**DATA SHOWN**
"""

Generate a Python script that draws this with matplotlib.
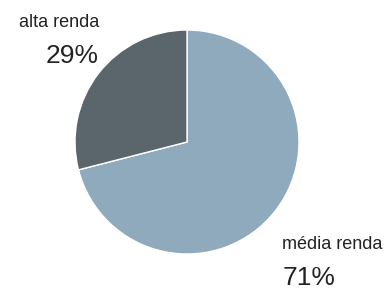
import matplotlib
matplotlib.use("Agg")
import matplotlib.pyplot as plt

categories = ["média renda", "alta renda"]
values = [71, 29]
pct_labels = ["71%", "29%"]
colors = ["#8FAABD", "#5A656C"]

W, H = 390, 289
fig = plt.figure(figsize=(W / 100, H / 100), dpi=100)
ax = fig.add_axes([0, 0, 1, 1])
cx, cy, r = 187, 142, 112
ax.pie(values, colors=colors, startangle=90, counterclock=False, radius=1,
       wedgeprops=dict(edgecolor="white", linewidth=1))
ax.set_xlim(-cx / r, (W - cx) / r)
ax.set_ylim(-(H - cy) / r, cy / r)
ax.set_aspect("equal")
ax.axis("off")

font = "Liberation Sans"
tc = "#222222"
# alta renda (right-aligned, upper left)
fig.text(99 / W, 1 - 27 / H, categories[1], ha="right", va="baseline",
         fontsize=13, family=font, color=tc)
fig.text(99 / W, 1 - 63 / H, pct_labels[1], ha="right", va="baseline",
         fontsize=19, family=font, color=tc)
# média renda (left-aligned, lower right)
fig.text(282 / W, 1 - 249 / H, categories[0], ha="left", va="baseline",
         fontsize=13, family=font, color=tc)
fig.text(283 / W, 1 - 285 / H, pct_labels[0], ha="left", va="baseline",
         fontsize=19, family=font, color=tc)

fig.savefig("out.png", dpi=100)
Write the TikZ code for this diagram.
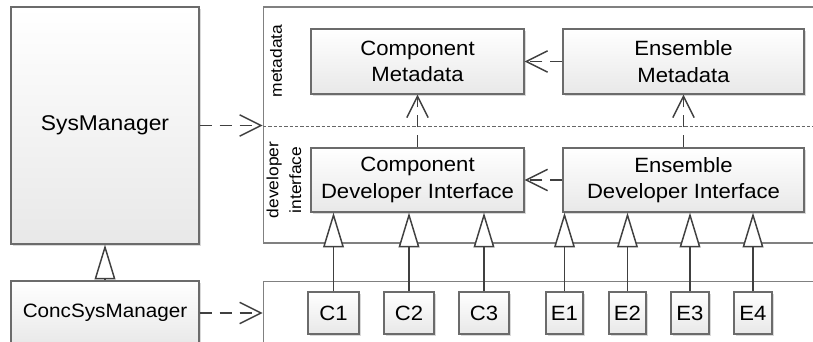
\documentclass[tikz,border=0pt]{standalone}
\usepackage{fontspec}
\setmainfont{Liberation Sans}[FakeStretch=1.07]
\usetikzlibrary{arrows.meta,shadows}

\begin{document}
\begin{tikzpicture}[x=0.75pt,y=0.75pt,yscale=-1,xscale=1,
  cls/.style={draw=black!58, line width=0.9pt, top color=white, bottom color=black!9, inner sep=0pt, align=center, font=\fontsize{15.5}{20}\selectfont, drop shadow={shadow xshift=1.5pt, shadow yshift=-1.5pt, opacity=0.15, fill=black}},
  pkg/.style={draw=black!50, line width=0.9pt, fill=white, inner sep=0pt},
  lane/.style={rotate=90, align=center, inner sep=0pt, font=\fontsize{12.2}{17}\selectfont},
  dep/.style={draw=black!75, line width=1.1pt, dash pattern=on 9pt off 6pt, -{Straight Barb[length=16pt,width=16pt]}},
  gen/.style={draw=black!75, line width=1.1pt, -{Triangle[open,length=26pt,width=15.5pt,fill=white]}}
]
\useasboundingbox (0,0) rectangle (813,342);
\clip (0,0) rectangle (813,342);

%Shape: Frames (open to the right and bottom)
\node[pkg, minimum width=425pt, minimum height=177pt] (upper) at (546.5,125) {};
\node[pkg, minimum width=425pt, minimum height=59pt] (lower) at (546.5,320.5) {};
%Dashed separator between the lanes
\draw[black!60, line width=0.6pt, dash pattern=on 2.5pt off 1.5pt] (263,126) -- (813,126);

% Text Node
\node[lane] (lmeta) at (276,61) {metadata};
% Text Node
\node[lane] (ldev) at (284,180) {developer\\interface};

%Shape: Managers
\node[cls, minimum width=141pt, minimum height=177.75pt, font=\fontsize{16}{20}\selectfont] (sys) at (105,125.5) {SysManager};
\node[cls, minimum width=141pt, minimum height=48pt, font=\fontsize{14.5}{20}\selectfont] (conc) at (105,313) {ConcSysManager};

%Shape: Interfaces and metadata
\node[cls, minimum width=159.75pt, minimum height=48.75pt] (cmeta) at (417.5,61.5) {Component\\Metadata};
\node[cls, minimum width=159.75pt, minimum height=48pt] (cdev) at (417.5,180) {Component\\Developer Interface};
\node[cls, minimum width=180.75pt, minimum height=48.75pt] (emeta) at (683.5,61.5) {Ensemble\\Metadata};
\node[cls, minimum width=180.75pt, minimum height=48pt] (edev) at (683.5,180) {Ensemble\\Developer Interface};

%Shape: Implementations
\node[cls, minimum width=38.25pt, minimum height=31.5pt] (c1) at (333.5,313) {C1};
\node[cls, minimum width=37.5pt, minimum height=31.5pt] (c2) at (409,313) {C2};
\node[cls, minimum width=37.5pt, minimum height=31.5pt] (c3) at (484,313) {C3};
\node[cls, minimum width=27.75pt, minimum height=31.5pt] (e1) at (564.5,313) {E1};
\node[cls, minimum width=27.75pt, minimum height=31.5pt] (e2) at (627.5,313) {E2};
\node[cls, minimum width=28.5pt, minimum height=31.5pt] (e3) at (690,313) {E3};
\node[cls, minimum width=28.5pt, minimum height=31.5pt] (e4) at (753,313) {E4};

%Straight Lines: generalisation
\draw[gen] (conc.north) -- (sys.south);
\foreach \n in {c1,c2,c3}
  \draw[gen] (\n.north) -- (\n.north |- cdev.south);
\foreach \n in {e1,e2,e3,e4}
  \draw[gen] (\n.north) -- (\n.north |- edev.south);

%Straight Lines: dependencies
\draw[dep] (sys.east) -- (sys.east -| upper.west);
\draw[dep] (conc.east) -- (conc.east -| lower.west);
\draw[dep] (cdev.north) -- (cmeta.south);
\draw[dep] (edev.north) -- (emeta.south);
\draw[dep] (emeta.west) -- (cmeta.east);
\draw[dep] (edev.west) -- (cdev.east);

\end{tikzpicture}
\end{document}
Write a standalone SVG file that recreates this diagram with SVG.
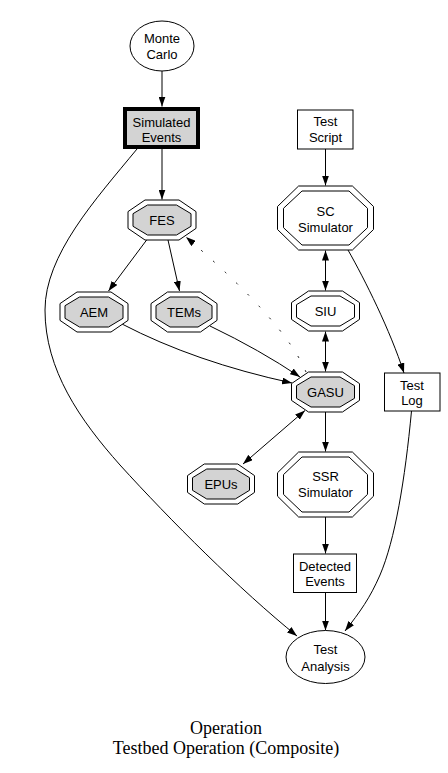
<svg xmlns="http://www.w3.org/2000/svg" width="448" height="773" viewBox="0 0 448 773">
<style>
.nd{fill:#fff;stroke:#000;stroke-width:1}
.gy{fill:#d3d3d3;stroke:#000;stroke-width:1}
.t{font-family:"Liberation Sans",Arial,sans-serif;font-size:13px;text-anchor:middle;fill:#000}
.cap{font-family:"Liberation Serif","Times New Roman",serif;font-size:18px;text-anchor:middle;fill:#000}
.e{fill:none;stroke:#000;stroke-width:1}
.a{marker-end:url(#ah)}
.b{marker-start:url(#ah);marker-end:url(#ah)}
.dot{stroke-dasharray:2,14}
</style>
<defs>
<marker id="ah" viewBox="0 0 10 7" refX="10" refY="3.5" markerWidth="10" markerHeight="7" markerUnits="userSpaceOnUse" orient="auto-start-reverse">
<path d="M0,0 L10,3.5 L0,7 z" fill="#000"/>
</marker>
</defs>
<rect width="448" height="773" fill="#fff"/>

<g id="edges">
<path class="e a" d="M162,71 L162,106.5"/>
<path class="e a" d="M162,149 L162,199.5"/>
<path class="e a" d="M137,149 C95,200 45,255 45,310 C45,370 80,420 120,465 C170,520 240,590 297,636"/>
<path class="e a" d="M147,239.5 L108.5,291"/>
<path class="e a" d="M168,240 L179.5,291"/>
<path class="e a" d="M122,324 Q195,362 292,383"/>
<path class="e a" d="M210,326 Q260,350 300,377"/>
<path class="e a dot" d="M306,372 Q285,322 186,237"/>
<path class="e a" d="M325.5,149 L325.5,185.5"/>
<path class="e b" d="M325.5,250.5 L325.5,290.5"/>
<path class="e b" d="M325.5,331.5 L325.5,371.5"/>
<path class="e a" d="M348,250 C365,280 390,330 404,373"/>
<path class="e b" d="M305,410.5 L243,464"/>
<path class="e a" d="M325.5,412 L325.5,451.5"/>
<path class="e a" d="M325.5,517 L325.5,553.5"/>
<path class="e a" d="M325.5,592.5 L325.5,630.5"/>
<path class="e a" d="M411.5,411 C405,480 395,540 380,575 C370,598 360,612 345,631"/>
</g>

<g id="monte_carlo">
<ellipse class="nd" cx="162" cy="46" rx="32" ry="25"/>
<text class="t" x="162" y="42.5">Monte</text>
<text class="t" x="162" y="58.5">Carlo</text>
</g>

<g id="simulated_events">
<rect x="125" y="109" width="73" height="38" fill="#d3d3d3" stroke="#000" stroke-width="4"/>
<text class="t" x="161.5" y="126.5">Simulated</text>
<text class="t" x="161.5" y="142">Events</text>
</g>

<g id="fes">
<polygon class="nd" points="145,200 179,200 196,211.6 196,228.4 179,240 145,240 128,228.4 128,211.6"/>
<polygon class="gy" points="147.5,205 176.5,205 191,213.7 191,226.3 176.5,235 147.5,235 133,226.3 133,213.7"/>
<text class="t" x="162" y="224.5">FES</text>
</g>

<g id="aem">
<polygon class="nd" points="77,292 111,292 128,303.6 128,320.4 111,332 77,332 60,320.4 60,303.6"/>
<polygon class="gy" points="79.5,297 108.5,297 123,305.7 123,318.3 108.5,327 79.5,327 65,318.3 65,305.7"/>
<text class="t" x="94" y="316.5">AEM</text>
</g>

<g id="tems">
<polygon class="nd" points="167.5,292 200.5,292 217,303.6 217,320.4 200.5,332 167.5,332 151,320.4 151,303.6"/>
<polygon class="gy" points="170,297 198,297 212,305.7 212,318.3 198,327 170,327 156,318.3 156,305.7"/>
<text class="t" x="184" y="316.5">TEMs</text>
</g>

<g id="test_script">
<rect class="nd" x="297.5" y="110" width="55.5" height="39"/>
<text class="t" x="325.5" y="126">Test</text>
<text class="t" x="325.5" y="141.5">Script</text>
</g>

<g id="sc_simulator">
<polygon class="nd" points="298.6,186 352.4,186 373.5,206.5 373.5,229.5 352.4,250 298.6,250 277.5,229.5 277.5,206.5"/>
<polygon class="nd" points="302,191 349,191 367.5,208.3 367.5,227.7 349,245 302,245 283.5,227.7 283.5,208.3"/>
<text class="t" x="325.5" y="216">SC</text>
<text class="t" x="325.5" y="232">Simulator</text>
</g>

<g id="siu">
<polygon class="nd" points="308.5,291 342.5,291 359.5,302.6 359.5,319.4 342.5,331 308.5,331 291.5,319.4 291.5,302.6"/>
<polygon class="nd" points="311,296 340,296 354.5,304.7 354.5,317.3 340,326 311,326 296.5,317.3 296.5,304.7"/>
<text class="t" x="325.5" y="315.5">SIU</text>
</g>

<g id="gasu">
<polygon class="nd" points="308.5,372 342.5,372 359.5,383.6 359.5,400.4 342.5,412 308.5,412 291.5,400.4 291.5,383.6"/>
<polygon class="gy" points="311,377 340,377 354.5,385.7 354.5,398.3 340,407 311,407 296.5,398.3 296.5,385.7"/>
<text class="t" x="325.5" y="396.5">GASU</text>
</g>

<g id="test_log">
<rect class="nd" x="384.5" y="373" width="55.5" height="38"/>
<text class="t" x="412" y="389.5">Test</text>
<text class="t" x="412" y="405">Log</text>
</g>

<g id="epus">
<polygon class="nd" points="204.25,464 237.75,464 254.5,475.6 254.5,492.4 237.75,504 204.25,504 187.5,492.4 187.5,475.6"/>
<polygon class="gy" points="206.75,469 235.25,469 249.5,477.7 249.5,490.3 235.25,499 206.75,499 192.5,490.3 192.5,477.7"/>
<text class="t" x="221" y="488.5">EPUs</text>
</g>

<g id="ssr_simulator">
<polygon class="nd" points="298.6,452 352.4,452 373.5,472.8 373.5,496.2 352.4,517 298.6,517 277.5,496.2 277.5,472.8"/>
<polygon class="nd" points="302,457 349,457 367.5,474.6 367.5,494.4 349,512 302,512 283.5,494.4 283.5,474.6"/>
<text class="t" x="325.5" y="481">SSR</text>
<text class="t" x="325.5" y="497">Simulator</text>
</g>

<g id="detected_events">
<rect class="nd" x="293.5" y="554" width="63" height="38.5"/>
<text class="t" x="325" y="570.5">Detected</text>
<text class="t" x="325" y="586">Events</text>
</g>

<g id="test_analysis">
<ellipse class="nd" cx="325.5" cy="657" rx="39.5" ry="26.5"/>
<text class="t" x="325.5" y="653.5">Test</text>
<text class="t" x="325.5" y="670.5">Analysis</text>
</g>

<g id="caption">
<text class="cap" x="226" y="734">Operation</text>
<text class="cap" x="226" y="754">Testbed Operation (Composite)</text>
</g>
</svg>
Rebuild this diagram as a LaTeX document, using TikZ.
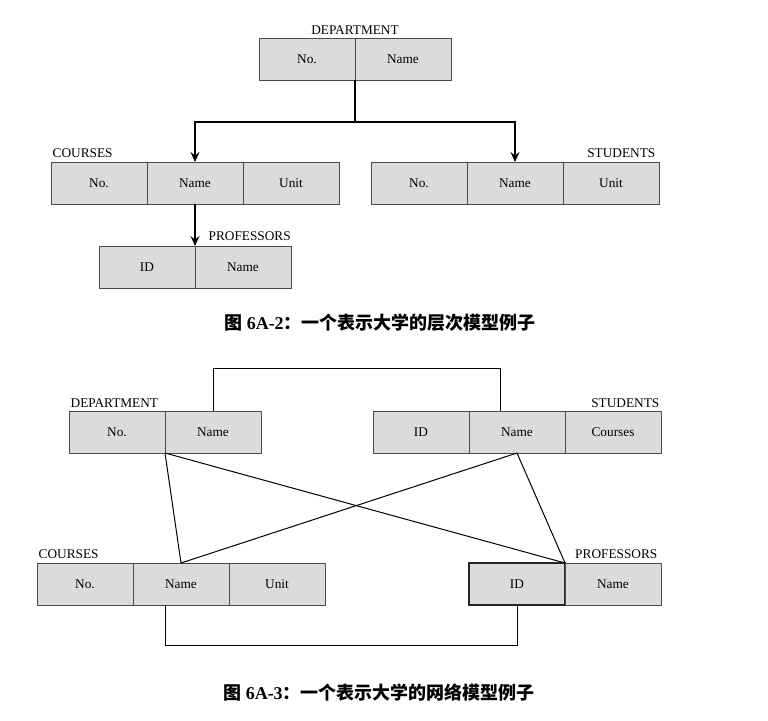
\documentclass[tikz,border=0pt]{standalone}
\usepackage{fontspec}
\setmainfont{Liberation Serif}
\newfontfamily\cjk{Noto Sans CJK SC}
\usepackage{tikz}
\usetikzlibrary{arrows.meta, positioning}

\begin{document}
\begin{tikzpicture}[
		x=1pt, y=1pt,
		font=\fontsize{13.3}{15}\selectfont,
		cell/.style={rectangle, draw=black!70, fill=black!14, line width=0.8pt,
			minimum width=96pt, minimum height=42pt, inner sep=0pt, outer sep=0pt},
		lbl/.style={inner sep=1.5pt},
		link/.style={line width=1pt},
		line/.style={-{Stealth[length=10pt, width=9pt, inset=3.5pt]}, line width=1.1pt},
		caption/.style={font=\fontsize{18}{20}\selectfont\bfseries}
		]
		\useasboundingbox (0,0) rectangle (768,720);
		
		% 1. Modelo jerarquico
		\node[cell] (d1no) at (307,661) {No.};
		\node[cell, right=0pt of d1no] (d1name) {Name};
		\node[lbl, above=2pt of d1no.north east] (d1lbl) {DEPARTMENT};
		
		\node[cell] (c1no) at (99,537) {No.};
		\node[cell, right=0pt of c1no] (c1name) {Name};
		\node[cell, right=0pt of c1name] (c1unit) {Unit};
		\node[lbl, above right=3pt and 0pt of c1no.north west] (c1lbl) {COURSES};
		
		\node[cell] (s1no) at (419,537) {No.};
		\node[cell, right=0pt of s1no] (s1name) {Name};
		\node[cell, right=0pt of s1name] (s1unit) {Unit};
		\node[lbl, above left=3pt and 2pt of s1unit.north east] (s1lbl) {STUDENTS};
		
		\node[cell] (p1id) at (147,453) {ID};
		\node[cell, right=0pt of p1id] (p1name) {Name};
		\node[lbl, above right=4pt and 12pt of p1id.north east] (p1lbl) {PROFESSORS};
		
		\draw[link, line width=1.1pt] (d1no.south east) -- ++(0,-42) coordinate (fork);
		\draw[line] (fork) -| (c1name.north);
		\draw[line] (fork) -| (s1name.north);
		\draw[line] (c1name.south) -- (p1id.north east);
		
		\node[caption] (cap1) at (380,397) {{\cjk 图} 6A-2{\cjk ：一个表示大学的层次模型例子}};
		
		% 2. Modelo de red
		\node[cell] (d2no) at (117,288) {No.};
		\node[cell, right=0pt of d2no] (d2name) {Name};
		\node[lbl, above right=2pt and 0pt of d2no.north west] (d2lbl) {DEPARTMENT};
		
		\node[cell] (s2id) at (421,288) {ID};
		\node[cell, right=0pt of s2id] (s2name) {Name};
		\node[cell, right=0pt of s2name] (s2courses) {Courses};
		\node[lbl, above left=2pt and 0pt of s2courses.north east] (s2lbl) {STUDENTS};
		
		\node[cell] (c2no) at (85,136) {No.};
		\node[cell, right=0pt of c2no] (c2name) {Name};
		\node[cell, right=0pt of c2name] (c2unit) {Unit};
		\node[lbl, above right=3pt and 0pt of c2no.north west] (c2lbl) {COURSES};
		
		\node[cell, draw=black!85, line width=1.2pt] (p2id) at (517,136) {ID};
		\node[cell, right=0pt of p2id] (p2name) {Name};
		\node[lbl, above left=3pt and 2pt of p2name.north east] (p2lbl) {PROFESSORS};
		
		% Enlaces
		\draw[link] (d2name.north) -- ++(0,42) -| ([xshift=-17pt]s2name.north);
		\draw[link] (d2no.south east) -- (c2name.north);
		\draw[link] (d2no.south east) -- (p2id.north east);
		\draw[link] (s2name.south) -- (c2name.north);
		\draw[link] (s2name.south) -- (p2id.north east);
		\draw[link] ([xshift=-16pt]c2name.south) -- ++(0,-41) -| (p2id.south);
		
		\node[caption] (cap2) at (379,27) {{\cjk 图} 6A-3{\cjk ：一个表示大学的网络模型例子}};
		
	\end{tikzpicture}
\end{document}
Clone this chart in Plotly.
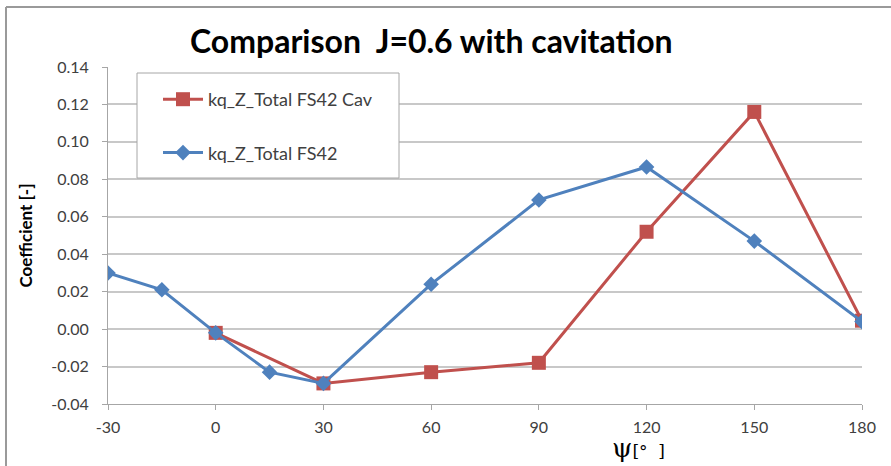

"""

Give the lines above again exactly, from the one containing "Rebuild this diagram" to the one containing "0pt of c1no.north", both included, but leave out the pictures.

Rebuild this diagram as a LaTeX document, using TikZ.
\documentclass[tikz,border=0pt]{standalone}
\usepackage{fontspec}
\setmainfont{Liberation Serif}
\newfontfamily\cjk{Noto Sans CJK SC}
\usepackage{tikz}
\usetikzlibrary{arrows.meta, positioning}

\begin{document}
\begin{tikzpicture}[
		x=1pt, y=1pt,
		font=\fontsize{13.3}{15}\selectfont,
		cell/.style={rectangle, draw=black!70, fill=black!14, line width=0.8pt,
			minimum width=96pt, minimum height=42pt, inner sep=0pt, outer sep=0pt},
		lbl/.style={inner sep=1.5pt},
		link/.style={line width=1pt},
		line/.style={-{Stealth[length=10pt, width=9pt, inset=3.5pt]}, line width=1.1pt},
		caption/.style={font=\fontsize{18}{20}\selectfont\bfseries}
		]
		\useasboundingbox (0,0) rectangle (768,720);
		
		% 1. Modelo jerarquico
		\node[cell] (d1no) at (307,661) {No.};
		\node[cell, right=0pt of d1no] (d1name) {Name};
		\node[lbl, above=2pt of d1no.north east] (d1lbl) {DEPARTMENT};
		
		\node[cell] (c1no) at (99,537) {No.};
		\node[cell, right=0pt of c1no] (c1name) {Name};
		\node[cell, right=0pt of c1name] (c1unit) {Unit};
		\node[lbl, above right=3pt and 0pt of c1no.north west] (c1lbl) {COURSES};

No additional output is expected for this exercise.